Dependent Covariance Matrix in Bayesian Inversion/Multiplicative Discrepancy Error

Hello UQlab,

I am working on a bayesian inversion problem.

  1. Consisting of different forward models (\mathbf{u^+} \mathbf{y^+}, c_f etc).
  2. I have figured how to make room for different forward models, on the assumption that the model discrepancy is independent and unrelated.
  3. However, I would like to toy around with the possibility of a dependent covariance matrix. The Question;
  • I found one example for a user-defined likelihood function. In the same way I define multiple forward models, can I define multiple user-defined likelihood functions?
  • is it possible to go about this differently? i.e. instead of a user-defined likelihood function, my forward model would take the discrepancy “kernel” into consideration (and to close it out, I add a model discrepancy term)
  1. In (Bayesian Uncertainty Quantification applied to RANS turbulence models), a multiplicative discrepancy is assumed by the authors for the velocity term. I would like to replicate this example. I would like tips on how this can be done.
    thank you very much for the kind assistance.

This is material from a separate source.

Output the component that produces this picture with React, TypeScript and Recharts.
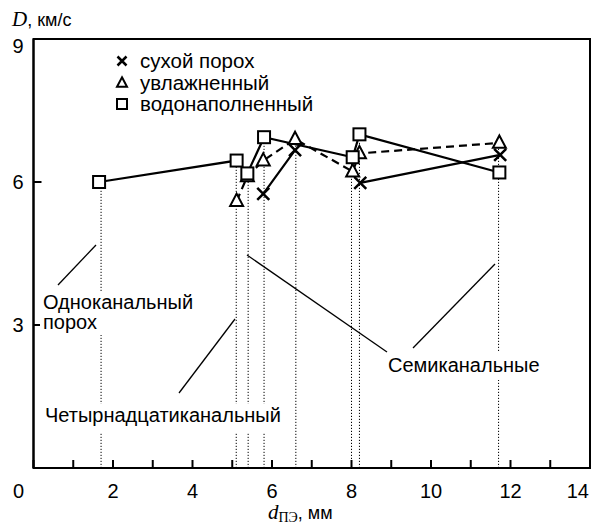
import { LineChart, Line, XAxis, YAxis, ReferenceLine, ReferenceArea } from "recharts";

// D (km/s) vs channel diameter d (mm), three charge states
const X_TICKS = [0, 1, 2, 3, 4, 5, 6, 7, 8, 9, 10, 11, 12, 13, 14];
const Y_TICKS = [0, 3, 6, 9];

const WATER_X = [1.65, 5.11, 5.38, 5.8, 8.03, 8.2, 11.72];
const WATER_Y = [6.0, 6.45, 6.18, 6.94, 6.52, 7.0, 6.2];

const WET_X = [5.11, 5.38, 5.78, 6.58, 8.03, 8.2, 11.72];
const WET_Y = [5.6, 6.12, 6.45, 6.9, 6.22, 6.6, 6.82];

const DRY_X = [5.78, 6.58, 8.22, 11.74];
const DRY_Y = [5.75, 6.67, 5.98, 6.57];
const DRY_GAP_AFTER = 1; // no line between 6.6 and 8.2 mm

const SERIES_NAMES = ["сухой порох", "увлажненный", "водонаполненный"];

const FONT = "'Liberation Sans', Arial, sans-serif";
const SERIF = "'Liberation Serif', 'DejaVu Serif', serif";

const W = 597;
const H = 524;

const toRows = (xs: number[], ys: number[]) => xs.map((x, i) => ({ x, y: ys[i] }));

const waterData = toRows(WATER_X, WATER_Y);
const wetData = toRows(WET_X, WET_Y);
const dryData: { x: number; y: number | null }[] = [];
DRY_X.forEach((x, i) => {
  dryData.push({ x, y: DRY_Y[i] });
  if (i === DRY_GAP_AFTER) dryData.push({ x: (x + DRY_X[i + 1]) / 2, y: null });
});

// dotted drop lines: one per distinct diameter, from highest marker down to axis
const dropLines = (() => {
  const all = [...waterData, ...wetData, ...toRows(DRY_X, DRY_Y)];
  const map = new Map<number, number>();
  for (const p of all) {
    const k = Math.round(p.x * 10) / 10;
    map.set(k, Math.max(map.get(k) ?? 0, p.y));
  }
  return [...map.entries()].map(([x, top]) => ({ x, top }));
})();

function SquareMark({ cx, cy, s = 12 }: { cx: number; cy: number; s?: number }) {
  return <rect x={cx - s / 2} y={cy - s / 2} width={s} height={s} fill="#fff" stroke="#000" strokeWidth={2} />;
}
function TriMark({ cx, cy, s = 13 }: { cx: number; cy: number; s?: number }) {
  const h = s * 0.95;
  return (
    <path
      d={`M${cx},${cy - h * 0.6} L${cx + s / 2},${cy + h * 0.4} L${cx - s / 2},${cy + h * 0.4} Z`}
      fill="#fff"
      stroke="#000"
      strokeWidth={2}
    />
  );
}
function CrossMark({ cx, cy, s = 12 }: { cx: number; cy: number; s?: number }) {
  const r = s / 2;
  return (
    <path d={`M${cx - r},${cy - r} L${cx + r},${cy + r} M${cx - r},${cy + r} L${cx + r},${cy - r}`} stroke="#000" strokeWidth={2.5} />
  );
}

const dotFn = (Mark: typeof SquareMark) => (p: any) => {
  if (p.cy == null || p.value == null || isNaN(p.cy)) return <g key={`n-${p.index}`} />;
  return (
    <g key={`d-${p.index}`}>
      <Mark cx={p.cx} cy={p.cy} />
    </g>
  );
};

const XTick = ({ x, y, payload }: any) => {
  const v = payload.value;
  const tx = v === 0 ? x - 15 : v === 14 ? x - 1 : x;
  return (
    <g>
      <line x1={x} x2={x} y1={y} y2={y - 8} stroke="#000" strokeWidth={2} />
      {v % 2 === 0 && (
        <text x={tx} y={y + 30} textAnchor={v === 14 ? "end" : "middle"} fontFamily={FONT} fontSize={20} fill="#000">
          {v}
        </text>
      )}
    </g>
  );
};

const YTick = ({ x, y, payload }: any) => {
  const v = payload.value;
  if (v === 0) return <g />;
  return (
    <g>
      <line x1={x} x2={x + 8} y1={y} y2={y} stroke="#000" strokeWidth={2} />
      <text x={18} y={v === 9 ? y + 14 : y + 7} textAnchor="middle" fontFamily={FONT} fontSize={20} fill="#000">
        {v}
      </text>
    </g>
  );
};

const LegendBox = () => {
  const marks = [CrossMark, TriMark, SquareMark];
  return (
    <div style={{ position: "absolute", left: 112, top: 50, fontFamily: FONT, fontSize: 20.5, lineHeight: "21.5px" }}>
      {SERIES_NAMES.map((name, i) => {
        const M = marks[i];
        return (
          <div key={name} style={{ display: "flex", alignItems: "center", whiteSpace: "nowrap" }}>
            <svg width={20} height={21} style={{ marginRight: 8 }}>
              <M cx={10} cy={11} s={i === 0 ? 9 : 10} />
            </svg>
            <span>{name}</span>
          </div>
        );
      })}
    </div>
  );
};

export default function App() {
  return (
    <div style={{ position: "absolute", left: 0, top: 0, width: W, height: H, background: "#fff" }}>
      <LineChart width={W} height={H} margin={{ top: 39, right: 7, bottom: 55, left: 32.5 }}>
        <XAxis
          type="number"
          dataKey="x"
          domain={[0, 14]}
          ticks={X_TICKS}
          interval={0}
          height={1}
          tickSize={0}
          tickMargin={0}
          tickLine={false}
          axisLine={{ stroke: "#000", strokeWidth: 2 }}
          tick={<XTick />}
          allowDataOverflow
        />
        <YAxis
          type="number"
          domain={[0, 9]}
          ticks={Y_TICKS}
          interval={0}
          width={1}
          tickSize={0}
          tickMargin={0}
          tickLine={false}
          axisLine={{ stroke: "#000", strokeWidth: 2 }}
          tick={<YTick />}
          allowDataOverflow
        />
        <ReferenceArea x1={0} x2={14} y1={0} y2={9} fill="none" stroke="#000" strokeWidth={2} ifOverflow="visible" />
        {dropLines.map((d) => (
          <ReferenceLine
            key={d.x}
            segment={[
              { x: d.x, y: 0 },
              { x: d.x, y: d.top },
            ]}
            stroke="#000"
            strokeWidth={1}
            strokeDasharray="1.2 1.8"
          />
        ))}
        <Line
          data={dryData}
          dataKey="y"
          stroke="#000"
          strokeWidth={2.2}
          dot={dotFn(CrossMark)}
          connectNulls={false}
          isAnimationActive={false}
        />
        <Line
          data={wetData}
          dataKey="y"
          stroke="#000"
          strokeWidth={2.2}
          strokeDasharray="8 5"
          dot={dotFn(TriMark)}
          isAnimationActive={false}
        />
        <Line
          data={waterData}
          dataKey="y"
          stroke="#000"
          strokeWidth={2.2}
          dot={dotFn(SquareMark)}
          isAnimationActive={false}
        />
      </LineChart>

      <LegendBox />

      {/* annotations and axis titles */}
      <svg width={W} height={H} style={{ position: "absolute", left: 0, top: 0, pointerEvents: "none" }}>
        <g fontFamily={FONT} fontSize={20} fill="#000">
          <rect x={40} y={292} width={158} height={43} fill="#fff" />
          <text x={43} y={309}>Одноканальный</text>
          <text x={43} y={329}>порох</text>
          <rect x={42} y={404} width={246} height={28} fill="#fff" />
          <text x={45} y={422}>Четырнадцатиканальный</text>
          <rect x={385} y={352} width={160} height={28} fill="#fff" />
          <text x={388} y={372}>Семиканальные</text>
        </g>
        <g stroke="#000" strokeWidth={1.3}>
          <line x1={58} y1={285} x2={96} y2={245} />
          <line x1={179} y1={393} x2={235} y2={319} />
          <line x1={247} y1={255} x2={387} y2={352} />
          <line x1={413} y1={348} x2={495} y2={264} />
        </g>
        <text x={12} y={26} fontFamily={FONT} fontSize={18} fill="#000">
          <tspan fontFamily={SERIF} fontStyle="italic" fontSize={21}>D</tspan>
          <tspan>, км/с</tspan>
        </text>
        <text x={268} y={519} fontFamily={FONT} fontSize={18} fill="#000">
          <tspan fontFamily={SERIF} fontStyle="italic" fontSize={21}>d</tspan>
          <tspan fontFamily={SERIF} fontSize={14} dy={3}>ПЭ</tspan>
          <tspan dy={-3}>, мм</tspan>
        </text>
      </svg>
    </div>
  );
}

Hi! Uche_A. I am also pretty new in this area but very interested in your problem.

When you mentioned different forward models, that means considering different sources of monitored data, right? So you will have different discrepancies models in your user-defined loglikelihood function. So, how you exactly define different discrepancy in your user-defined loglikelihood? is that just simply multiplying them together in the likelihood (or add them together in the log space)?